From what has been publicly gleaned so far, the core matter for which Lieber ran afoul of the law is his failure to disclose his relationship with China-based institutions, including the Wuhan University of Technology.

Lieber isn’t the first and won’t be the last to be caught up in this sort of trouble. For instance, Turab Lookman, a former researcher at Los Alamos National Laboratory, a U.S. Department of Energy facility that handles, among other things, U.S. nuclear weapons secrets, was charged in a similar case — also for links to the Thousand Talents Program. An Australia researcher was charged on similar grounds last year by U.S. prosecutors, as well.

Cases like Lieber and Lookman’s — neither of whom are of Chinese origin — may have the effect of allowing American prosecutors to push back on claims that racial profiling was informing much of the pushback on economic espionage. Other cases, like the sacking of three Thousand Talents-linked oncology researchers from a Texas-based cancer research institute last year, have given off the appearance of specialized scrutiny for Chinese-origin researchers.

The U.S. Federal Bureau of Investigation had been clear as early as 2015 that it views the Thousand Talents Program as a part of Beijing’s broader economic espionage agenda, describing it as an initiative that will help China “benefit from years of scientific research conducted in the United States.” It’s unsurprising then that amid a broader counterintelligence push by U.S. authorities in recent years, several prosecutors have come down hard on several Thousand Talents Program-linked individuals.

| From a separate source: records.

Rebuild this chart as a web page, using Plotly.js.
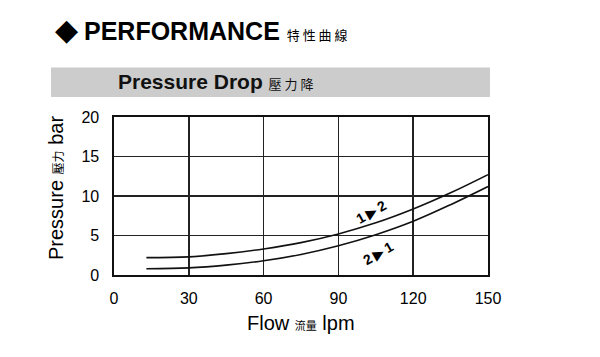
<!DOCTYPE html>
<html>
<head>
<meta charset="utf-8">
<script src="https://cdn.plot.ly/plotly-3.0.1.min.js"></script>
<style>html,body{margin:0;padding:0;background:#fff}#chart{width:600px;height:357px}</style>
</head>
<body>
<div id="chart"></div>
<script>
// Data
var flow12 = [13, 30, 45, 60, 75, 90, 105, 120, 135, 150];
var dp12   = [2.2, 2.3, 2.7, 3.3, 4.1, 5.2, 6.6, 8.35, 10.4, 12.7];
var flow21 = [13, 30, 45, 60, 75, 90, 105, 120, 135, 150];
var dp21   = [0.8, 0.9, 1.25, 1.8, 2.6, 3.7, 5.1, 6.8, 8.9, 11.2];
var xTicks = [0, 30, 60, 90, 120, 150];
var yTicks = [0, 5, 10, 15, 20];
var curveLabels = ["1\u2009\u25B6\u20092", "2\u2009\u25B6\u20091"];
var labelX = [103, 106];
var labelY = [8.0, 2.8];

var F = "Liberation Sans, Arial, sans-serif";
var CJK = "Noto Sans CJK TC";

var traces = [
  {x: flow12, y: dp12, mode: "lines", line: {color: "#111", width: 1.6, shape: "spline"}, hoverinfo: "skip"},
  {x: flow21, y: dp21, mode: "lines", line: {color: "#111", width: 1.6, shape: "spline"}, hoverinfo: "skip"}
];

var ann = [
  {text: "\u25C6", xref: "paper", yref: "paper", x: (66-114)/374, y: (275-30)/158, xanchor: "center", yanchor: "middle", showarrow: false, font: {size: 30, color: "#000", family: "DejaVu Sans"}},
  {text: "<b>PERFORMANCE</b> <span style='font-family:" + CJK + ";font-size:13px'>特 性 曲 線</span>", xref: "paper", yref: "paper", x: (82-114)/374, y: (275-31)/158, xanchor: "left", yanchor: "middle", showarrow: false, font: {size: 25, color: "#000", family: F}},
  {text: "<b>Pressure Drop</b> <span style='font-family:" + CJK + ";font-size:13px'>壓 力 降</span>", xref: "paper", yref: "paper", x: (116-114)/374, y: (275-82)/158, xanchor: "left", yanchor: "middle", showarrow: false, font: {size: 21, color: "#111", family: F}},
  {text: "Pressure <span style='font-family:" + CJK + ";font-size:12px'>壓力</span> bar", xref: "paper", yref: "paper", x: (56-114)/374, y: (275-188)/158, xanchor: "center", yanchor: "middle", textangle: -90, showarrow: false, font: {size: 20, color: "#000", family: F}},
  {text: "Flow <span style='font-family:" + CJK + ";font-size:11px'>流量</span> lpm", xref: "paper", yref: "paper", x: (301-114)/374, y: (275-323)/158, xanchor: "center", yanchor: "middle", showarrow: false, font: {size: 20, color: "#000", family: F}}
];
for (var i = 0; i < curveLabels.length; i++) {
  ann.push({text: "<b>" + curveLabels[i] + "</b>", x: labelX[i], y: labelY[i], xref: "x", yref: "y", textangle: -30, showarrow: false, font: {size: 14, color: "#000", family: "Liberation Sans, DejaVu Sans"}});
}

var layout = {
  width: 600, height: 357,
  margin: {l: 114, r: 112, t: 117, b: 82, pad: 0},
  paper_bgcolor: "#fff", plot_bgcolor: "#fff",
  showlegend: false,
  font: {family: F, color: "#000"},
  xaxis: {range: [0, 150], tickvals: xTicks, ticktext: xTicks.map(String), showgrid: true, gridcolor: "#222", gridwidth: 1.6,
          showline: true, linecolor: "#111", linewidth: 1.6, mirror: true, zeroline: false, ticks: "", ticklabelstandoff: 8,
          tickfont: {size: 16, family: F, color: "#000"}, fixedrange: true},
  yaxis: {range: [0, 20], tickvals: yTicks, ticktext: yTicks.map(String), showgrid: true, gridcolor: "#222", gridwidth: 1.6,
          showline: true, linecolor: "#111", linewidth: 1.6, mirror: true, zeroline: false, ticks: "", ticklabelstandoff: 10,
          tickfont: {size: 16, family: F, color: "#000"}, fixedrange: true},
  shapes: [
    {type: "rect", xref: "paper", yref: "paper", x0: (51-114)/374, x1: (490-114)/374, y0: (275-97)/158, y1: (275-67.5)/158, fillcolor: "#cccccc", line: {width: 0}, layer: "below"}
  ],
  annotations: ann
};

Plotly.newPlot("chart", traces, layout, {staticPlot: true, displayModeBar: false});
</script>
</body>
</html>
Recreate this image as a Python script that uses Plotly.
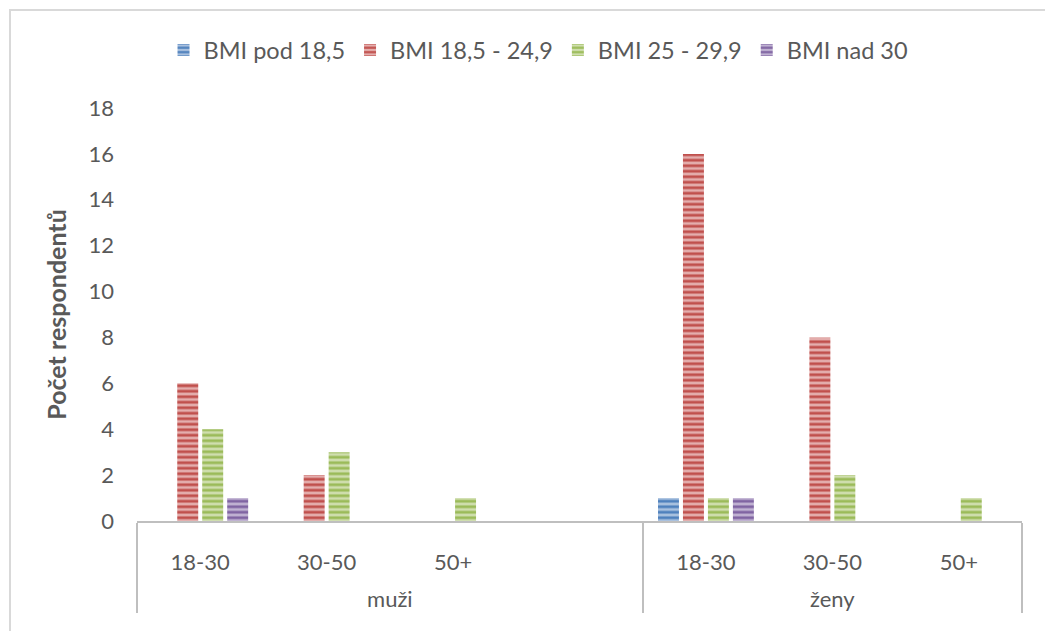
import plotly.graph_objects as go

# ---- data ----
groups = ["muži", "muži", "muži", "muži", "ženy", "ženy", "ženy"]
ages = ["18-30", "30-50", "50+", " ", "18-30", "30-50", "50+"]
series_names = ["BMI pod 18,5", "BMI 18,5 - 24,9", "BMI 25 - 29,9", "BMI nad 30"]
bmi_pod_18_5 = [0, 0, 0, None, 1, 0, 0]
bmi_18_5_24_9 = [6, 2, 0, None, 16, 8, 0]
bmi_25_29_9 = [4, 3, 1, None, 1, 2, 1]
bmi_nad_30 = [1, 0, 0, None, 1, 0, 0]
y_title = "Počet respondentů"

series_values = [bmi_pod_18_5, bmi_18_5_24_9, bmi_25_29_9, bmi_nad_30]
dark_colors = ["#4F81BD", "#C0504D", "#9BBB59", "#8064A2"]
light_colors = ["#A9C1DF", "#E4AEAD", "#CFDEAE", "#C0B2D2"]

FONT = "Lato, 'Open Sans', sans-serif"
GRAY = "#595959"

# inner-level labels get an empty second line so the outer level sits lower
age_labels = [a + "<br> " for a in ages]

fig = go.Figure()
for name, vals, dk, lt in zip(series_names, series_values, dark_colors, light_colors):
    fig.add_trace(go.Bar(
        name=name,
        x=[groups, age_labels],
        y=vals,
        marker=dict(
            color=lt,
            line=dict(width=0),
            pattern=dict(shape="-", fgcolor=dk, bgcolor=lt, size=5.5,
                         solidity=0.5, fillmode="replace"),
        ),
    ))

fig.update_layout(
    width=1045, height=631,
    margin=dict(l=137, r=23, t=108, b=110),
    paper_bgcolor="white", plot_bgcolor="white",
    barmode="group", bargap=0.21, bargroupgap=0.16,
    font=dict(family=FONT, size=22, color=GRAY),
    showlegend=True,
    legend=dict(orientation="h", x=0.4537, xanchor="center", y=1.14, yanchor="middle",
                font=dict(family=FONT, size=23.5, color=GRAY),
                itemwidth=30, traceorder="normal"),
)

fig.update_xaxes(
    type="multicategory",
    showline=True, linecolor="#BFBFBF", linewidth=2,
    showgrid=False, ticks="",
    showdividers=True, dividercolor="#BFBFBF", dividerwidth=2,
    ticklabelstandoff=21,
    tickfont=dict(family=FONT, size=22, color=GRAY),
)
fig.update_yaxes(
    range=[0, 18], dtick=2, showgrid=False, zeroline=False, showline=False,
    ticks="", ticklabelstandoff=22,
    tickfont=dict(family=FONT, size=22, color=GRAY),
    title=dict(text=y_title, font=dict(family=FONT, size=25, color=GRAY, weight="bold"),
               standoff=14),
)

# chart-area border (light gray), extending beyond the visible window
fig.add_shape(type="rect", xref="paper", yref="paper",
              x0=(10 - 137) / 885, x1=1.2, y0=-0.5, y1=(521 - 10) / 413,
              line=dict(color="#D9D9D9", width=2), fillcolor="rgba(0,0,0,0)", layer="below")

fig.write_html("out.html", config={"displayModeBar": False},
               post_script="document.body.style.margin='0';")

These concerns won’t evaporate overnight, especially as American concerns about economic competitiveness vis-a-vis China are likely to persist, even if there is a change in administration after the 2020 elections. Lieber and Lookman’s cases both suggest that a lack of disclosure is a problem. (In Lookman’s case, the possible transfer of classified secrets is another.)

Handling the disclosure problem will require institutions — including universities — to set clearer regulations on how their researchers and faculty make public their funding sources. Doing so can preserve core values for these institutions, like academic integrity and freedom, and avoid conflicts of interest.

Research partnerships and collaborations between American and Chinese institutions are, in themselves, not a danger to be averted, but organizations and individuals must practice due diligence and proper disclosure.